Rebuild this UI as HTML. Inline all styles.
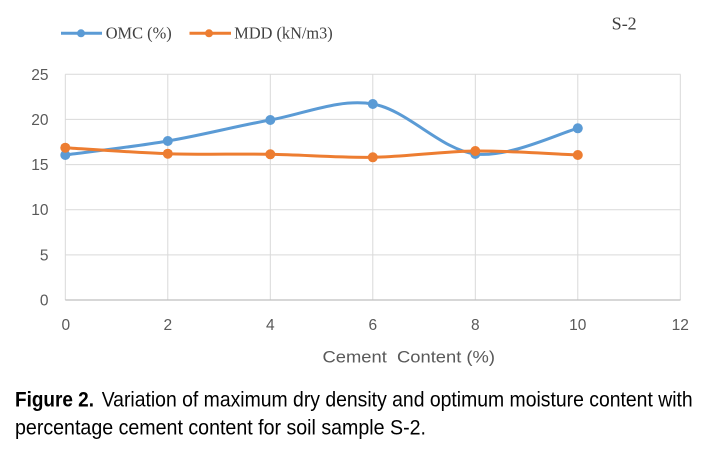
<!DOCTYPE html>
<html>
<head>
<meta charset="utf-8">
<style>
  html, body { margin: 0; padding: 0; background: #ffffff; }
  svg { display: block; }
</style>
</head>
<body>
<svg width="718" height="466" viewBox="0 0 718 466" xmlns="http://www.w3.org/2000/svg">
  <rect x="0" y="0" width="718" height="466" fill="#ffffff"/>

  <!-- gridlines horizontal -->
  <g stroke="#d9d9d9" stroke-width="1" fill="none">
    <line x1="65.3" y1="74.3" x2="680.5" y2="74.3"/>
    <line x1="65.3" y1="119.4" x2="680.5" y2="119.4"/>
    <line x1="65.3" y1="164.6" x2="680.5" y2="164.6"/>
    <line x1="65.3" y1="209.7" x2="680.5" y2="209.7"/>
    <line x1="65.3" y1="254.9" x2="680.5" y2="254.9"/>
    <!-- vertical -->
    <line x1="65.3" y1="74.3" x2="65.3" y2="300"/>
    <line x1="167.8" y1="74.3" x2="167.8" y2="300"/>
    <line x1="270.3" y1="74.3" x2="270.3" y2="300"/>
    <line x1="372.8" y1="74.3" x2="372.8" y2="300"/>
    <line x1="475.3" y1="74.3" x2="475.3" y2="300"/>
    <line x1="577.8" y1="74.3" x2="577.8" y2="300"/>
    <line x1="680.3" y1="74.3" x2="680.3" y2="300"/>
  </g>
  <line x1="65.3" y1="300" x2="680.5" y2="300" stroke="#bfbfbf" stroke-width="1.2"/>

  <!-- y tick labels -->
  <g font-family="'Liberation Sans', sans-serif" font-size="15.5" fill="#595959" text-anchor="end">
    <text x="48.5" y="79.8">25</text>
    <text x="48.5" y="124.9">20</text>
    <text x="48.5" y="170.1">15</text>
    <text x="48.5" y="215.2">10</text>
    <text x="48.5" y="260.4">5</text>
    <text x="48.5" y="305.5">0</text>
  </g>
  <!-- x tick labels -->
  <g font-family="'Liberation Sans', sans-serif" font-size="15.5" fill="#595959" text-anchor="middle">
    <text x="65.8" y="329.8">0</text>
    <text x="167.8" y="329.8">2</text>
    <text x="270.3" y="329.8">4</text>
    <text x="372.8" y="329.8">6</text>
    <text x="475.3" y="329.8">8</text>
    <text x="577.8" y="329.8">10</text>
    <text x="680.3" y="329.8">12</text>
  </g>
  <!-- axis title -->
  <text x="322.5" y="362.3" font-family="'Liberation Sans', sans-serif" font-size="16.5" fill="#595959" textLength="172.5" lengthAdjust="spacingAndGlyphs" xml:space="preserve">Cement  Content (%)</text>

  <!-- OMC series -->
  <path d="M65.3,155 C82.4,152.67 133.6,146.83 167.8,141 C201.97,135.17 236.1,126.17 270.3,120 C304.5,113.83 338.6,98.33 372.8,104 C407.0,109.67 441.1,149.95 475.3,154 C509.5,158.05 560.7,132.58 577.8,128.3"
        fill="none" stroke="#5b9bd5" stroke-width="3" stroke-linecap="round" stroke-linejoin="round"/>
  <g fill="#5b9bd5">
    <circle cx="65.3" cy="155" r="5"/>
    <circle cx="167.8" cy="141" r="5"/>
    <circle cx="270.3" cy="120" r="5"/>
    <circle cx="372.8" cy="104" r="5"/>
    <circle cx="475.3" cy="154" r="5"/>
    <circle cx="577.8" cy="128.3" r="5"/>
  </g>

  <!-- MDD series -->
  <path d="M65.3,147.7 C82.4,148.7 133.6,152.6 167.8,153.7 C201.97,154.8 236.1,153.7 270.3,154.3 C304.5,154.9 338.6,157.85 372.8,157.3 C407.0,156.75 441.1,151.38 475.3,151 C509.5,150.62 560.7,154.33 577.8,155"
        fill="none" stroke="#ed7d31" stroke-width="3" stroke-linecap="round" stroke-linejoin="round"/>
  <g fill="#ed7d31">
    <circle cx="65.3" cy="147.7" r="5"/>
    <circle cx="167.8" cy="153.7" r="5"/>
    <circle cx="270.3" cy="154.3" r="5"/>
    <circle cx="372.8" cy="157.3" r="5"/>
    <circle cx="475.3" cy="151" r="5"/>
    <circle cx="577.8" cy="155" r="5"/>
  </g>

  <!-- legend -->
  <line x1="61" y1="33.3" x2="102" y2="33.3" stroke="#5b9bd5" stroke-width="3"/>
  <circle cx="81" cy="33.3" r="4" fill="#5b9bd5"/>
  <text x="105.7" y="38.6" font-family="'Liberation Serif', serif" font-size="16.5" fill="#404040" textLength="66" lengthAdjust="spacingAndGlyphs">OMC (%)</text>
  <line x1="189.5" y1="33.3" x2="231" y2="33.3" stroke="#ed7d31" stroke-width="3"/>
  <circle cx="209" cy="33.3" r="4" fill="#ed7d31"/>
  <text x="234.3" y="38.6" font-family="'Liberation Serif', serif" font-size="16.5" fill="#404040" textLength="98.4" lengthAdjust="spacingAndGlyphs">MDD (kN/m3)</text>

  <!-- S-2 label -->
  <text x="611.7" y="29.3" font-family="'Liberation Serif', serif" font-size="17.5" fill="#404040" textLength="25" lengthAdjust="spacingAndGlyphs">S-2</text>

  <!-- caption -->
  <text x="15" y="406.7" font-family="'Liberation Sans', sans-serif" font-size="21" font-weight="bold" fill="#000" textLength="79" lengthAdjust="spacingAndGlyphs">Figure 2.</text>
  <text x="101.7" y="406.7" font-family="'Liberation Sans', sans-serif" font-size="21" fill="#000" textLength="591" lengthAdjust="spacingAndGlyphs">Variation of maximum dry density and optimum moisture content with</text>
  <text x="15" y="434.3" font-family="'Liberation Sans', sans-serif" font-size="21" fill="#000" textLength="411" lengthAdjust="spacingAndGlyphs">percentage cement content for soil sample S-2.</text>
</svg>
</body>
</html>
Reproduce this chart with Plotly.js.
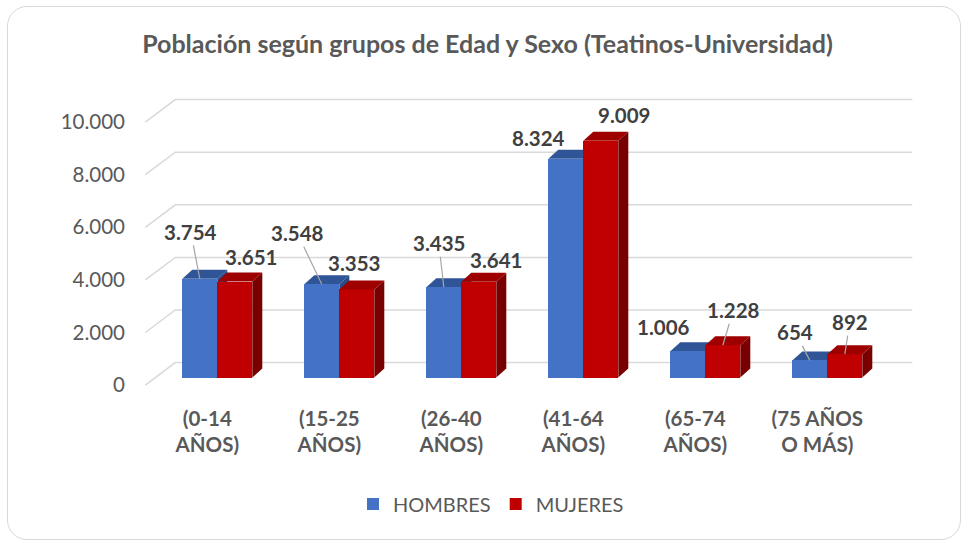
<!DOCTYPE html>
<html>
<head>
<meta charset="utf-8">
<script src="https://cdn.plot.ly/plotly-3.0.1.min.js"></script>
<style>
  html, body { margin: 0; padding: 0; background: #ffffff; }
  #wrap { position: relative; width: 968px; height: 543px; }
  #chart { width: 968px; height: 543px; }
  #frame { position: absolute; left: 7px; top: 6px; width: 954px; height: 534px;
           border: 1.5px solid #d9d9d9; border-radius: 20px; pointer-events: none; box-sizing: border-box; }
</style>
</head>
<body>
<div id="wrap"><div id="chart"></div><div id="frame"></div></div>
<script>
// ---- data ----
const categories = ['(0-14<br>AÑOS)', '(15-25<br>AÑOS)', '(26-40<br>AÑOS)', '(41-64<br>AÑOS)', '(65-74<br>AÑOS)', '(75 AÑOS<br>O MÁS)'];
const hombres = [3754, 3548, 3435, 8324, 1006, 654];
const mujeres = [3651, 3353, 3641, 9009, 1228, 892];
const yTicks = [0, 2000, 4000, 6000, 8000, 10000];
const seriesNames = ['HOMBRES', 'MUJERES'];
const titleText = 'Población según grupos de Edad y Sexo (Teatinos-Universidad)';

// ---- label placement (style) ----
// [showArrow, dx, dy] in pixels
const hLabelPos = [[true, -9, -47], [true, -24.5, -51], [true, -5, -44], [false, -27.5, 21], [false, -24, 24], [true, -14.5, -28]];
const mLabelPos = [[false, 16, 24.6], [false, -3, 26], [false, 17, 22], [false, 23.5, 25.7], [true, 10.5, -35], [true, 5, -32]];

// ---- layout geometry ----
const W = 968, H = 543, ML = 138, MR = 43, MT = 80, MB = 147;
const plotW = W - ML - MR, plotH = H - MT - MB;
const GROUP_PX = 122;
const XR = [-0.65, -0.65 + plotW / GROUP_PX];
const YR = [-700, 11315];
const PXX = plotW / (XR[1] - XR[0]);
const PXY = plotH / (YR[1] - YR[0]);
const BAR_W = 35 / PXX;
const DX = 10 / PXX, DY = 9 / PXY;
const LABEL_DROP = 7.5 / PXY;   // tick labels sit on the front plane, a little lower
const YR2 = [YR[0] + LABEL_DROP, YR[1] + LABEL_DROP];

const blue = '#4472C4', blueTop = '#2F5597', blueSide = '#284B8A';
const red = '#C00000', redTop = '#9E0000', redSide = '#780000';
const textGray = '#595959', labelGray = '#404040', gridCol = '#D9D9D9';
const FONT = 'Lato, sans-serif';

const idx = categories.map((_, i) => i);

const traces = [
  { type: 'bar', name: seriesNames[0], x: idx, y: hombres, offset: -BAR_W, width: BAR_W,
    marker: { color: blue, line: { width: 0 } }, hoverinfo: 'skip' },
  { type: 'bar', name: seriesNames[1], x: idx, y: mujeres, offset: 0, width: BAR_W,
    marker: { color: red, line: { width: 0 } }, hoverinfo: 'skip' },
  { type: 'scatter', x: [], y: [], yaxis: 'y2', showlegend: false, hoverinfo: 'skip' }
];

const shapes = [];
// back-wall gridlines with floor diagonal
const xDiag0 = (145 - 217) / PXX, xBack0 = (175 - 217) / PXX, xBack1 = (912 - 217) / PXX;
yTicks.forEach(t => {
  const yf = t - 7.5 / PXY, yb = t + 15 / PXY;
  shapes.push({ type: 'path', xref: 'x', yref: 'y', layer: 'below',
    path: `M ${xDiag0},${yf} L ${xBack0},${yb} L ${xBack1},${yb}`,
    line: { color: gridCol, width: 1.5 } });
});
function face(pts, color, layer) {
  const p = 'M ' + pts.map(q => q[0] + ',' + q[1]).join(' L ') + ' Z';
  return { type: 'path', xref: 'x', yref: 'y', layer: layer, path: p,
           fillcolor: color, line: { width: 0 } };
}
hombres.forEach((v, i) => {
  const xl = i - BAR_W, xr = i;
  shapes.push(face([[xr, 0], [xr, v], [xr + DX, v + DY], [xr + DX, DY]], blueSide, 'below'));
  shapes.push(face([[xl, v], [xr, v], [xr + DX, v + DY], [xl + DX, v + DY]], blueTop, 'below'));
});
mujeres.forEach((v, i) => {
  const xl = i, xr = i + BAR_W;
  shapes.push(face([[xr, 0], [xr, v], [xr + DX, v + DY], [xr + DX, DY]], redSide, 'above'));
  shapes.push(face([[xl, v], [xr, v], [xr + DX, v + DY], [xl + DX, v + DY]], redTop, 'above'));
});

const fmt = v => v.toLocaleString('de-DE');
const annotations = [];
function addLabel(xc, v, pos) {
  const base = { x: xc, y: v, xref: 'x', yref: 'y', text: fmt(v),
    font: { family: FONT, size: 20.5, color: labelGray, weight: 'bold' } };
  if (pos[0]) {
    annotations.push(Object.assign(base, { showarrow: true, ax: pos[1], ay: pos[2], arrowhead: 0,
      arrowwidth: 1.2, arrowcolor: '#A6A6A6', standoff: 0, startstandoff: 0 }));
  } else {
    annotations.push(Object.assign(base, { showarrow: false, xshift: pos[1], yshift: pos[2] }));
  }
}
hombres.forEach((v, i) => addLabel(i - BAR_W / 2, v, hLabelPos[i]));
mujeres.forEach((v, i) => addLabel(i + BAR_W / 2, v, mLabelPos[i]));

const tickFont = { family: FONT, size: 20.5, color: textGray };
const layout = {
  width: W, height: H,
  margin: { l: ML, r: MR, t: MT, b: MB, pad: 0 },
  paper_bgcolor: '#ffffff', plot_bgcolor: 'rgba(0,0,0,0)',
  separators: ',.',
  font: { family: FONT, color: textGray },
  title: { text: '<b>' + titleText + '</b>', x: 487.5 / W, xanchor: 'center', xref: 'container',
           y: 1 - 44 / H, yanchor: 'middle', yref: 'container',
           font: { family: FONT, size: 25, color: textGray } },
  xaxis: { range: XR, tickvals: idx, ticktext: categories.map(c => '<b>' + c + '</b>'),
           showgrid: false, zeroline: false, showline: false, ticks: '', fixedrange: true,
           ticklabelshift: -10, ticklabelstandoff: 8, tickfont: tickFont },
  yaxis: { range: YR, showgrid: false, zeroline: false, showline: false, ticks: '',
           showticklabels: false, fixedrange: true },
  yaxis2: { range: YR2, overlaying: 'y', side: 'left', anchor: 'x', tickvals: yTicks, tickformat: ',d',
            showgrid: false, zeroline: false, showline: false, ticks: '', fixedrange: true,
            ticklabelstandoff: 12, tickfont: tickFont },
  bargap: 0, barmode: 'overlay',
  showlegend: true,
  legend: { orientation: 'h', x: (353 - ML) / plotW, xanchor: 'left', y: (396 - 504) / plotH, yanchor: 'middle',
            font: { family: FONT, size: 20, color: textGray }, traceorder: 'normal', itemwidth: 30 },
  shapes: shapes, annotations: annotations
};

Plotly.newPlot('chart', traces, layout, { staticPlot: true, displayModeBar: false });
</script>
</body>
</html>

◆ ◆ ◆

(What needs to be done) Pick out every line with the string "this" and copy it.

(Solution to the problem)
Rebuild this UI as HTML. Inline all styles.
Reproduce this chart with Plotly.js.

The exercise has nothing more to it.